- [RECORDS SHOWN]
----
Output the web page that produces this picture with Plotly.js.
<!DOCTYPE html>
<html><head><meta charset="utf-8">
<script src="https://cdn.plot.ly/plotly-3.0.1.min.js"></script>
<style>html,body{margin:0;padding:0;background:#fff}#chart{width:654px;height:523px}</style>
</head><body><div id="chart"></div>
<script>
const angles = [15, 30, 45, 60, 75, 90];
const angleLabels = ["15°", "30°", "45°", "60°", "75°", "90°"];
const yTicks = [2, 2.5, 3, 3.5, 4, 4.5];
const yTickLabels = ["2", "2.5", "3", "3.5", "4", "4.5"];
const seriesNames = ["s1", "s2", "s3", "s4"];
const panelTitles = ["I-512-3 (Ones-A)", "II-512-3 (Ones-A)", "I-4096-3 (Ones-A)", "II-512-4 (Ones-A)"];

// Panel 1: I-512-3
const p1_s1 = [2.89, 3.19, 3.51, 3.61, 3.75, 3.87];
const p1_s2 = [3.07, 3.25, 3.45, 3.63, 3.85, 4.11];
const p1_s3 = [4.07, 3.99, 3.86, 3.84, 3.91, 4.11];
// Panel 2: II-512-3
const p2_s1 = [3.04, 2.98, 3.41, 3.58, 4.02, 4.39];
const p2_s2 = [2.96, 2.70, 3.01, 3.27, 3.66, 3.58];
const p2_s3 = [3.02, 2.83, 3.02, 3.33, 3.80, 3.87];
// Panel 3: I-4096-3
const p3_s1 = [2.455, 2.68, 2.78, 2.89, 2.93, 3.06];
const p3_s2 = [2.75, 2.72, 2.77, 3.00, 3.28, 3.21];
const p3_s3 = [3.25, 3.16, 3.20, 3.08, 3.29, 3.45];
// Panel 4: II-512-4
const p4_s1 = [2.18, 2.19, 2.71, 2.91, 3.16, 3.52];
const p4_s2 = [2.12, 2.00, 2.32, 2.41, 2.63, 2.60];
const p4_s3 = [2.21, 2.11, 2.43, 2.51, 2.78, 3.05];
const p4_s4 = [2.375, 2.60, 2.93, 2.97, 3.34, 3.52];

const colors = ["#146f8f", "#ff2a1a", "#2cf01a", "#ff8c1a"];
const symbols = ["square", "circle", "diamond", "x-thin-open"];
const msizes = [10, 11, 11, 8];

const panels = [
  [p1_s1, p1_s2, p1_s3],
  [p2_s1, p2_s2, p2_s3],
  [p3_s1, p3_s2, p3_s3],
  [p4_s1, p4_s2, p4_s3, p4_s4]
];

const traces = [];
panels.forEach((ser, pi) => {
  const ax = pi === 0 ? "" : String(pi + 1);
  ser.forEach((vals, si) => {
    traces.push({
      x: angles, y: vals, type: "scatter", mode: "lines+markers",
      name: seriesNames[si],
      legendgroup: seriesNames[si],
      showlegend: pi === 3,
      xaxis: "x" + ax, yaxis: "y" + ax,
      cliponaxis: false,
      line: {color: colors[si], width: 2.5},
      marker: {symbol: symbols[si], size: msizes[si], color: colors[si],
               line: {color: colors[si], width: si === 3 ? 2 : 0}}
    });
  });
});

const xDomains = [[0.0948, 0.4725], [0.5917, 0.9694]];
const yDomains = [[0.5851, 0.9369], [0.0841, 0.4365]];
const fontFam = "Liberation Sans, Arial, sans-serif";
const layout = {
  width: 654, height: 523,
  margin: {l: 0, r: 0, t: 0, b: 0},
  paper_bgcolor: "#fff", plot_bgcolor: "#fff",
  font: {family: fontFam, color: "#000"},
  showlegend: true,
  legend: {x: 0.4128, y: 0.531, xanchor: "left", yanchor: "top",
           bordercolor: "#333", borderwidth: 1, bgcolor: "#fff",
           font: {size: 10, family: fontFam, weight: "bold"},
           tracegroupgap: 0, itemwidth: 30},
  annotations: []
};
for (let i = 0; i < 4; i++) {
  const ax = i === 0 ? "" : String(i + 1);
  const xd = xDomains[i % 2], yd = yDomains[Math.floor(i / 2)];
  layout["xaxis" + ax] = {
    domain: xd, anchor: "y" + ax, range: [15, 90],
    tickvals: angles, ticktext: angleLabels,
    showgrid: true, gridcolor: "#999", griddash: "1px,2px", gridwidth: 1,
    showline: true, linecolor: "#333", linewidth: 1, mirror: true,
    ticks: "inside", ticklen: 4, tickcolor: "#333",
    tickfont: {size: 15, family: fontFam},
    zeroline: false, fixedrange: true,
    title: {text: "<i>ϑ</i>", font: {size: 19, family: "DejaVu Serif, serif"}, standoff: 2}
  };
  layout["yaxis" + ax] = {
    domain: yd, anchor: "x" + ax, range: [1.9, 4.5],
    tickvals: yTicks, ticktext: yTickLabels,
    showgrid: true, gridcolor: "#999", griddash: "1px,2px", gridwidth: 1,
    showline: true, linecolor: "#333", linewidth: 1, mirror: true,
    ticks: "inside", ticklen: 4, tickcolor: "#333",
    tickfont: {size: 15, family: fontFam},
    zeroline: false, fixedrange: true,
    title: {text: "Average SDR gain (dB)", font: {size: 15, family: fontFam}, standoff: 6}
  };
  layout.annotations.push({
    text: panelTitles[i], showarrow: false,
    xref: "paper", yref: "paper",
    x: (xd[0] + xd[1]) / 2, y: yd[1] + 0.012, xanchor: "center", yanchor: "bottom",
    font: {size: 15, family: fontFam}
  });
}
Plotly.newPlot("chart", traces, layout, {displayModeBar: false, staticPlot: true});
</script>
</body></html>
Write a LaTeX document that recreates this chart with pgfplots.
----
- [GOAL] Output the lines above verbatim and in full.

- [OUTPUT OF THE EXERCISE]
Output the web page that produces this picture with Plotly.js.
<!DOCTYPE html>
<html><head><meta charset="utf-8">
<script src="https://cdn.plot.ly/plotly-3.0.1.min.js"></script>
<style>html,body{margin:0;padding:0;background:#fff}#chart{width:654px;height:523px}</style>
</head><body><div id="chart"></div>
<script>
const angles = [15, 30, 45, 60, 75, 90];
const angleLabels = ["15°", "30°", "45°", "60°", "75°", "90°"];
const yTicks = [2, 2.5, 3, 3.5, 4, 4.5];
const yTickLabels = ["2", "2.5", "3", "3.5", "4", "4.5"];
const seriesNames = ["s1", "s2", "s3", "s4"];
const panelTitles = ["I-512-3 (Ones-A)", "II-512-3 (Ones-A)", "I-4096-3 (Ones-A)", "II-512-4 (Ones-A)"];

// Panel 1: I-512-3
const p1_s1 = [2.89, 3.19, 3.51, 3.61, 3.75, 3.87];
const p1_s2 = [3.07, 3.25, 3.45, 3.63, 3.85, 4.11];
const p1_s3 = [4.07, 3.99, 3.86, 3.84, 3.91, 4.11];
// Panel 2: II-512-3
const p2_s1 = [3.04, 2.98, 3.41, 3.58, 4.02, 4.39];
const p2_s2 = [2.96, 2.70, 3.01, 3.27, 3.66, 3.58];
const p2_s3 = [3.02, 2.83, 3.02, 3.33, 3.80, 3.87];
// Panel 3: I-4096-3
const p3_s1 = [2.455, 2.68, 2.78, 2.89, 2.93, 3.06];
const p3_s2 = [2.75, 2.72, 2.77, 3.00, 3.28, 3.21];
const p3_s3 = [3.25, 3.16, 3.20, 3.08, 3.29, 3.45];
// Panel 4: II-512-4
const p4_s1 = [2.18, 2.19, 2.71, 2.91, 3.16, 3.52];
const p4_s2 = [2.12, 2.00, 2.32, 2.41, 2.63, 2.60];
const p4_s3 = [2.21, 2.11, 2.43, 2.51, 2.78, 3.05];
const p4_s4 = [2.375, 2.60, 2.93, 2.97, 3.34, 3.52];

const colors = ["#146f8f", "#ff2a1a", "#2cf01a", "#ff8c1a"];
const symbols = ["square", "circle", "diamond", "x-thin-open"];
const msizes = [10, 11, 11, 8];

const panels = [
  [p1_s1, p1_s2, p1_s3],
  [p2_s1, p2_s2, p2_s3],
  [p3_s1, p3_s2, p3_s3],
  [p4_s1, p4_s2, p4_s3, p4_s4]
];

const traces = [];
panels.forEach((ser, pi) => {
  const ax = pi === 0 ? "" : String(pi + 1);
  ser.forEach((vals, si) => {
    traces.push({
      x: angles, y: vals, type: "scatter", mode: "lines+markers",
      name: seriesNames[si],
      legendgroup: seriesNames[si],
      showlegend: pi === 3,
      xaxis: "x" + ax, yaxis: "y" + ax,
      cliponaxis: false,
      line: {color: colors[si], width: 2.5},
      marker: {symbol: symbols[si], size: msizes[si], color: colors[si],
               line: {color: colors[si], width: si === 3 ? 2 : 0}}
    });
  });
});

const xDomains = [[0.0948, 0.4725], [0.5917, 0.9694]];
const yDomains = [[0.5851, 0.9369], [0.0841, 0.4365]];
const fontFam = "Liberation Sans, Arial, sans-serif";
const layout = {
  width: 654, height: 523,
  margin: {l: 0, r: 0, t: 0, b: 0},
  paper_bgcolor: "#fff", plot_bgcolor: "#fff",
  font: {family: fontFam, color: "#000"},
  showlegend: true,
  legend: {x: 0.4128, y: 0.531, xanchor: "left", yanchor: "top",
           bordercolor: "#333", borderwidth: 1, bgcolor: "#fff",
           font: {size: 10, family: fontFam, weight: "bold"},
           tracegroupgap: 0, itemwidth: 30},
  annotations: []
};
for (let i = 0; i < 4; i++) {
  const ax = i === 0 ? "" : String(i + 1);
  const xd = xDomains[i % 2], yd = yDomains[Math.floor(i / 2)];
  layout["xaxis" + ax] = {
    domain: xd, anchor: "y" + ax, range: [15, 90],
    tickvals: angles, ticktext: angleLabels,
    showgrid: true, gridcolor: "#999", griddash: "1px,2px", gridwidth: 1,
    showline: true, linecolor: "#333", linewidth: 1, mirror: true,
    ticks: "inside", ticklen: 4, tickcolor: "#333",
    tickfont: {size: 15, family: fontFam},
    zeroline: false, fixedrange: true,
    title: {text: "<i>ϑ</i>", font: {size: 19, family: "DejaVu Serif, serif"}, standoff: 2}
  };
  layout["yaxis" + ax] = {
    domain: yd, anchor: "x" + ax, range: [1.9, 4.5],
    tickvals: yTicks, ticktext: yTickLabels,
    showgrid: true, gridcolor: "#999", griddash: "1px,2px", gridwidth: 1,
    showline: true, linecolor: "#333", linewidth: 1, mirror: true,
    ticks: "inside", ticklen: 4, tickcolor: "#333",
    tickfont: {size: 15, family: fontFam},
    zeroline: false, fixedrange: true,
    title: {text: "Average SDR gain (dB)", font: {size: 15, family: fontFam}, standoff: 6}
  };
  layout.annotations.push({
    text: panelTitles[i], showarrow: false,
    xref: "paper", yref: "paper",
    x: (xd[0] + xd[1]) / 2, y: yd[1] + 0.012, xanchor: "center", yanchor: "bottom",
    font: {size: 15, family: fontFam}
  });
}
Plotly.newPlot("chart", traces, layout, {displayModeBar: false, staticPlot: true});
</script>
</body></html>
Write a LaTeX document that recreates this chart with pgfplots.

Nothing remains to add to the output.